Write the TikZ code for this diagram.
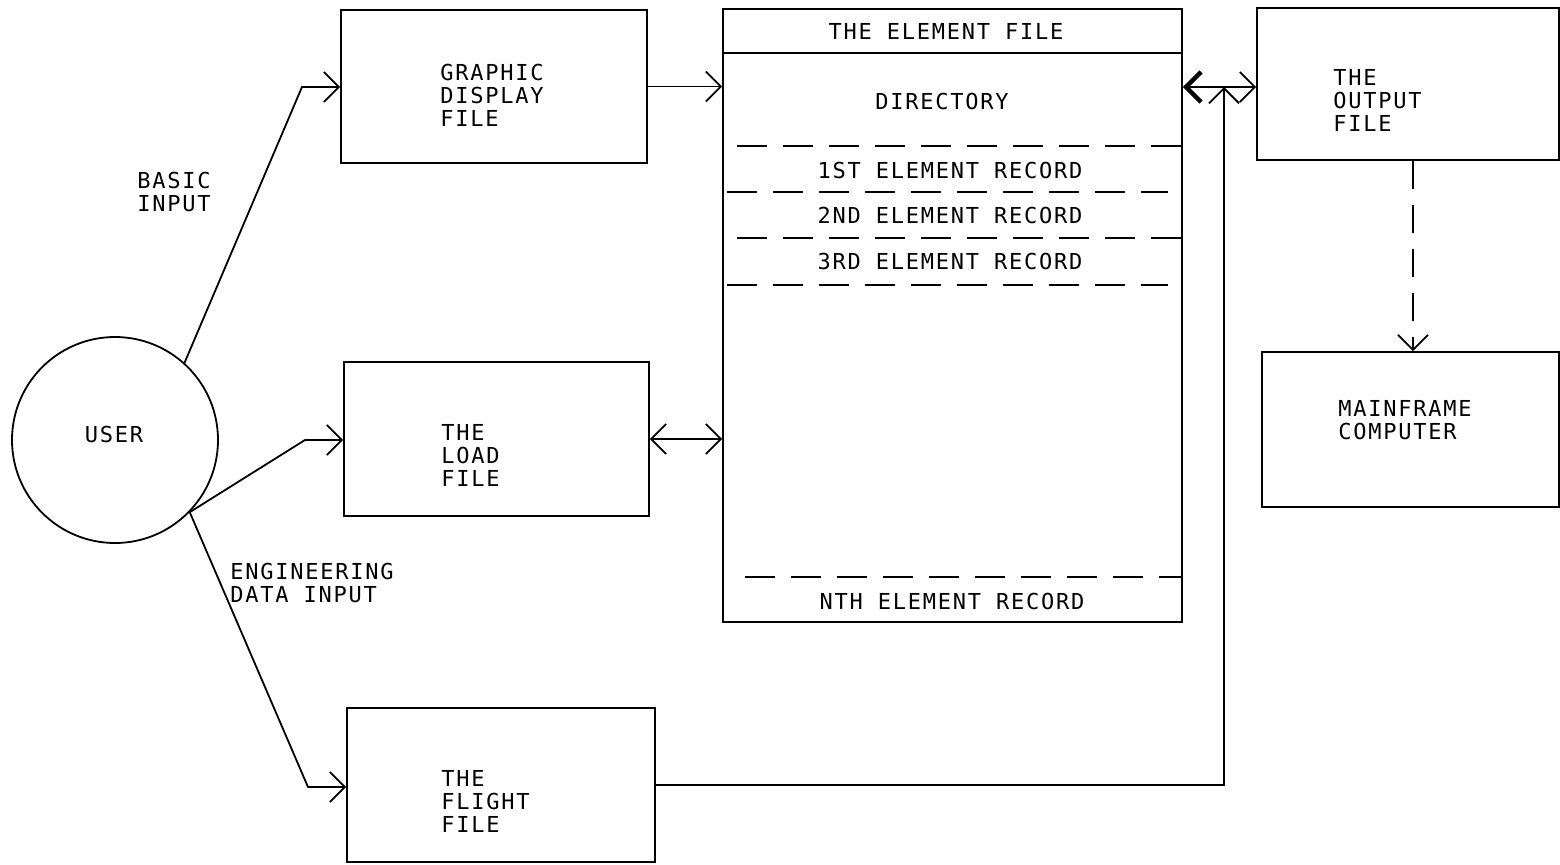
\documentclass[tikz,border=0pt]{standalone}
\usepackage{fontspec}
\usetikzlibrary{arrows.meta,calc}
\newfontfamily\plotfont[LetterSpace=8]{DejaVu Sans Mono}
\tikzset{
  box/.style={draw, line width=0.9pt, rectangle, inner sep=0pt},
  lbl/.style={font=\plotfont\fontsize{11pt}{11.5pt}\selectfont, inner sep=0pt, align=left},
  clbl/.style={font=\plotfont\fontsize{11pt}{11.5pt}\selectfont, inner sep=0pt, align=center},
  conn/.style={line width=0.9pt},
  tip/.style={-{Straight Barb[length=7.5pt,width=15pt,line width=0.9pt]}},
  dsh/.style={line width=0.9pt, dash pattern=on 15pt off 8pt},
}
\begin{document}
\begin{tikzpicture}[x=0.5pt,y=-0.5pt]
\useasboundingbox (0,0) rectangle (1560,864);

% boxes
\node[box, minimum width=153pt, minimum height=76.5pt] (gd) at (494,86.5) {};
\node[box, minimum width=152.5pt, minimum height=77pt] (ld) at (496.5,439) {};
\node[box, minimum width=154pt, minimum height=77pt] (fl) at (501,785) {};
\node[box, minimum width=229.5pt, minimum height=306.5pt] (el) at (952.5,315.5) {};
\node[box, minimum width=151pt, minimum height=76pt] (out) at (1408,84) {};
\node[box, minimum width=148.5pt, minimum height=77.5pt] (mf) at (1410.5,429.5) {};
\node[draw, circle, line width=0.9pt, minimum size=103pt, inner sep=0pt] (user) at (115,440) {};

% texts in boxes
\node[lbl, anchor=west] (gdt) at (440,95) {GRAPHIC\\DISPLAY\\FILE};
\node[lbl, anchor=west] (ldt) at (441,455) {THE\\LOAD\\FILE};
\node[lbl, anchor=west] (flt) at (441,801) {THE\\FLIGHT\\FILE};
\node[lbl, anchor=west] (outt) at (1333,100) {THE\\OUTPUT\\FILE};
\node[lbl, anchor=west] (mft) at (1338,420) {MAINFRAME\\COMPUTER};
\node[clbl] (usert) at (114,434) {USER};
\node[lbl, anchor=west] (basic) at (137,192) {BASIC\\INPUT};
\node[lbl, anchor=west] (eng) at (230,583) {ENGINEERING\\DATA INPUT};

% element file internals
\draw[conn] (el.west |- 0,53) -- (el.east |- 0,53);
\node[clbl] (elt) at (946,31) {THE ELEMENT FILE};
\node[clbl] (dir) at (942,101) {DIRECTORY};
\node[clbl] (r1) at (950,170) {1ST ELEMENT RECORD};
\node[clbl] (r2) at (950,215) {2ND ELEMENT RECORD};
\node[clbl] (r3) at (950,261) {3RD ELEMENT RECORD};
\node[clbl] (rn) at (952,601) {NTH ELEMENT RECORD};
\draw[dsh] (737,146) -- (el.east |- 0,146);
\draw[dsh] (727,192) -- (1168,192);
\draw[dsh] (737,238) -- (el.east |- 0,238);
\draw[dsh] (727,285) -- (1168,285);
\draw[dsh] (745,577) -- (el.east |- 0,577);

% connectors
\coordinate (k1) at (302,87);
\coordinate (k2) at (305,440);
\coordinate (k3) at (308,787);
\draw[conn, tip] (user.48) -- (k1) -- (k1 -| gd.west);
\draw[conn, tip] (user.-44) -- (k2) -- (k2 -| ld.west);
\draw[conn, tip] (user.-44) -- (k3) -- (k3 -| fl.west);
\draw[conn, tip] (gd.east) -- (gd.east -| el.west);
\draw[conn, {Straight Barb[length=7.5pt,width=15pt,line width=0.9pt]}-{Straight Barb[length=7.5pt,width=15pt,line width=0.9pt]}] (ld.east) -- (ld.east -| el.west);
\coordinate (m) at (1224,87);
\draw[conn, {Straight Barb[length=7.5pt,width=15pt,line width=2.2pt]}-{Straight Barb[length=7.5pt,width=15pt,line width=0.9pt]}] (m -| el.east) -- (m -| out.west);
\coordinate (fc) at (1224,785);
\draw[conn, tip] (fl.east) -- (fl.east -| fc) -- (m);
\draw[conn, tip, dash pattern=on 14pt off 8pt] (out.south -| 1413,0) -- (mf.north -| 1413,0);
\end{tikzpicture}
\end{document}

PROBLEM TO SOLVE:
Leave out the pictures. Transcribe only the lines above, from the first through the one that contains "(0,0) rectangle (1560,864);".

WRITTEN ANSWER:
Write the TikZ code for this diagram.
\documentclass[tikz,border=0pt]{standalone}
\usepackage{fontspec}
\usetikzlibrary{arrows.meta,calc}
\newfontfamily\plotfont[LetterSpace=8]{DejaVu Sans Mono}
\tikzset{
  box/.style={draw, line width=0.9pt, rectangle, inner sep=0pt},
  lbl/.style={font=\plotfont\fontsize{11pt}{11.5pt}\selectfont, inner sep=0pt, align=left},
  clbl/.style={font=\plotfont\fontsize{11pt}{11.5pt}\selectfont, inner sep=0pt, align=center},
  conn/.style={line width=0.9pt},
  tip/.style={-{Straight Barb[length=7.5pt,width=15pt,line width=0.9pt]}},
  dsh/.style={line width=0.9pt, dash pattern=on 15pt off 8pt},
}
\begin{document}
\begin{tikzpicture}[x=0.5pt,y=-0.5pt]
\useasboundingbox (0,0) rectangle (1560,864);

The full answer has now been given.